I'm embarrassed to say I have still been struggling to understand this whole economic crisis in its entirety (and I'm an MBA). I couldn't read enough to make sense of the bailout of large financial institutions when people were losing their homes, so I thought all would be explained when I attended a lecture by Newt Gingrich and Robert Reisch, each touted by their parties as economic experts. Though the lecture was fascinating and they were both profoundly thoughtful and intelligent, I came away worried that all of the solutions and thoughts they had about the crisis were still based upon what I see as a flawed assumption: continued growth of the economy...ad infinitum.
Simply put, when you look at any sustainable system diagram, the arrows go in a circle; when you look at how we talk about our economy, the arrows always want to point up and off the chart. I couldn't reconcile what I knew from my series exploring sustainability and what I recently learned about our global footprint with how the "experts" were talking about the economy.
After the lecture I came back and decided I would keep searching to try to find something that reconciles this question for me. Then I remembered that little money movie someone had sent me last week to watch that I had forgotten.

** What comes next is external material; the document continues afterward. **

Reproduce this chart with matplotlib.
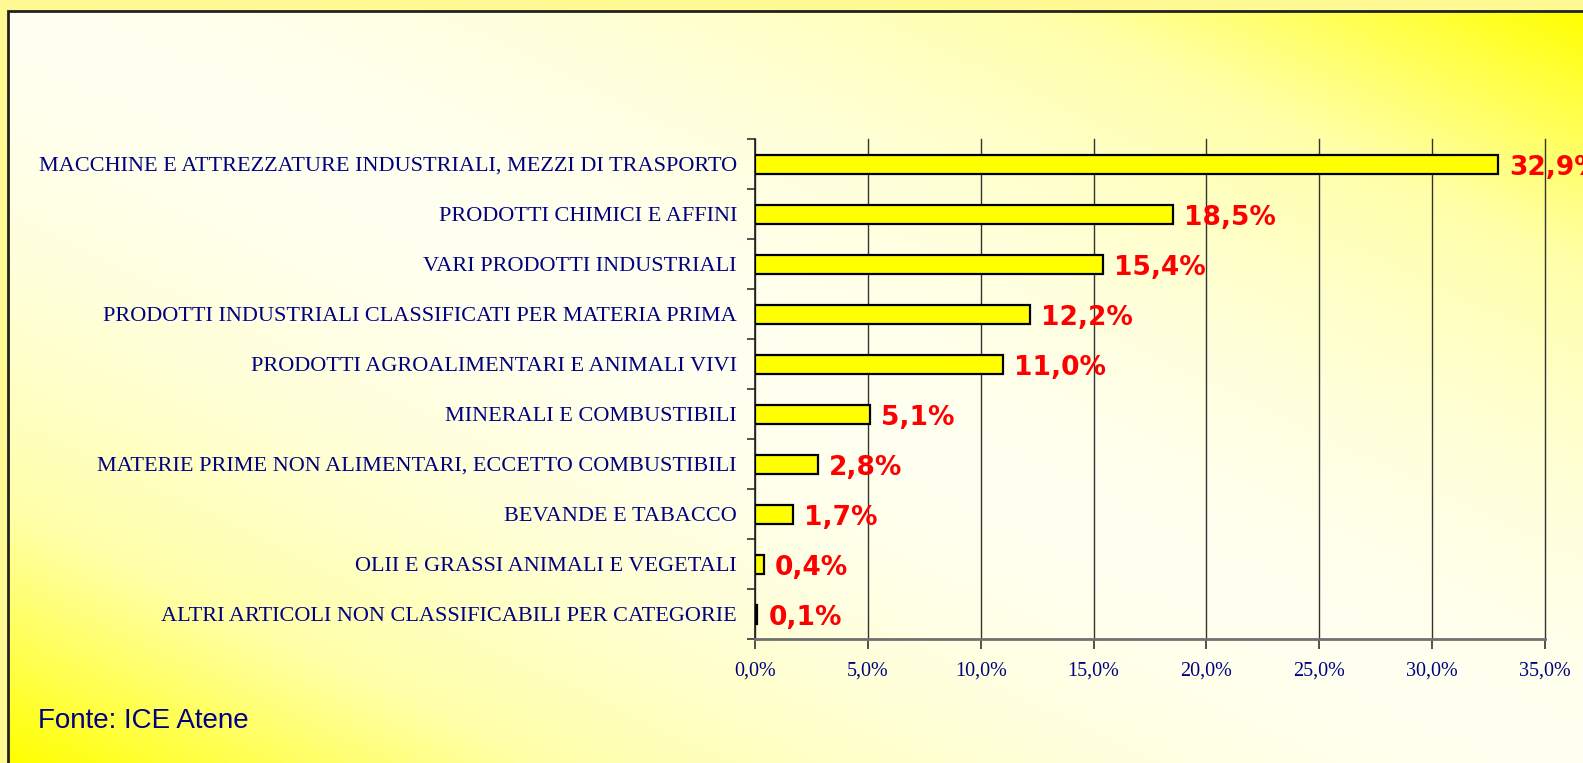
import numpy as np
import matplotlib
matplotlib.use('Agg')
import matplotlib.pyplot as plt
from matplotlib.colors import LinearSegmentedColormap
from matplotlib.patches import Rectangle

# data (share %, top to bottom as in the chart)
categories = [
    'MACCHINE E ATTREZZATURE INDUSTRIALI, MEZZI DI TRASPORTO',
    'PRODOTTI CHIMICI E AFFINI',
    'VARI PRODOTTI INDUSTRIALI',
    'PRODOTTI INDUSTRIALI CLASSIFICATI PER MATERIA PRIMA',
    'PRODOTTI AGROALIMENTARI E ANIMALI VIVI',
    'MINERALI E COMBUSTIBILI',
    'MATERIE PRIME NON ALIMENTARI, ECCETTO COMBUSTIBILI',
    'BEVANDE E TABACCO',
    'OLII E GRASSI ANIMALI E VEGETALI',
    'ALTRI ARTICOLI NON CLASSIFICABILI PER CATEGORIE',
]
values = [32.9, 18.5, 15.4, 12.2, 11.0, 5.1, 2.8, 1.7, 0.4, 0.1]
xticks = [0, 5, 10, 15, 20, 25, 30, 35]
source = 'Fonte: ICE Atene'

navy = '#000080'
W, H = 1583, 763

fig = plt.figure(figsize=(W / 100, H / 100), dpi=100)
fig.patch.set_facecolor('#fff994')

# background panel with diagonal gradient (white along the main diagonal, yellow at the corners)
bx0, by0 = 8 / W, 1 - 11 / H
bg = fig.add_axes([bx0, 0, 1 - bx0, by0], zorder=0)
u, v = np.meshgrid(np.linspace(0, 1, 400), np.linspace(0, 1, 200))
t = np.abs(u - v) ** 1.7
cmap = LinearSegmentedColormap.from_list('bg', ['#fffff0', '#ffffa8', '#ffff00'])
bg.imshow(t, cmap=cmap, aspect='auto', extent=[0, 1, 0, 1], origin='upper', vmin=0, vmax=1)
bg.set_xlim(0, 1)
bg.set_ylim(0, 1)
bg.axis('off')
fig.add_artist(Rectangle((bx0, -0.01), 1.1, by0 + 0.01, transform=fig.transFigure,
                         fill=False, edgecolor='#222222', linewidth=2, zorder=1))

ax = fig.add_axes([755 / W, 1 - 639 / H, 790 / W, 500 / H], zorder=2)
ax.patch.set_alpha(0)

y = np.arange(len(categories))
ax.barh(y, values, height=0.38, color='#ffff00', edgecolor='black', linewidth=1.6, zorder=3)
ax.set_ylim(len(categories) - 0.5, -0.5)
ax.set_xlim(0, 35)

for yi, val in zip(y, values):
    ax.annotate(f'{val:.1f}%'.replace('.', ','), (val, yi), xytext=(8, -3),
                textcoords='offset points', va='center', ha='left',
                color='#ff0000', fontweight='bold', fontsize=19,
                family='DejaVu Sans', annotation_clip=False, zorder=4)

ax.set_xticks(xticks)
ax.set_xticklabels([f'{x:.1f}%'.replace('.', ',') for x in xticks],
                   family='Liberation Serif', fontsize=14.5, color=navy)
ax.tick_params(axis='x', direction='out', length=7, width=1.2, color='#333333', pad=9)

ax.set_yticks(y)
ax.set_yticklabels(categories, family='Liberation Serif', fontsize=16, color=navy)
ax.set_yticks(np.arange(-0.5, len(categories), 1), minor=True)
ax.tick_params(axis='y', which='major', length=0, pad=13)
ax.tick_params(axis='y', which='minor', direction='out', length=6, width=1.2, color='#333333')

ax.grid(axis='x', color='#333333', linewidth=1, zorder=1)
for gl in ax.get_xgridlines():
    gl.set_clip_on(False)
ax.set_axisbelow(True)
ax.spines['top'].set_visible(False)
ax.spines['right'].set_visible(False)
ax.spines['left'].set_color('#222222')
ax.spines['left'].set_linewidth(1.2)
ax.spines['bottom'].set_color('#707070')
ax.spines['bottom'].set_linewidth(2)

fig.text(38 / W, 1 - 721 / H, source, family='Liberation Sans', fontsize=20,
         color=navy, va='center', ha='left', zorder=5)

fig.savefig('out.png', dpi=100, facecolor=fig.get_facecolor())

Canadian Paul Grignon captures in his simple story-telling what he says he learned in high school: "We were studying logarithmic functions such as interest and it struck me that a money system in which money accrues interest at every turn could only function with exponential growth of the money supply." His film, Money As Debt, is to this question of building a sustainable economy as the Story of Stuff is to the question of consumption of our resources. I hope this film makes it around the world twice or more. I can't believe how much I did not understand about our system of money.
Though its longer than most films, I encourage you to watch--it's worth every minute. If you don't know the history of money and banking, or can't imagine how we'll get to the place where there is more equity in who has and who has not, take a look at Money as Debt. And, share it.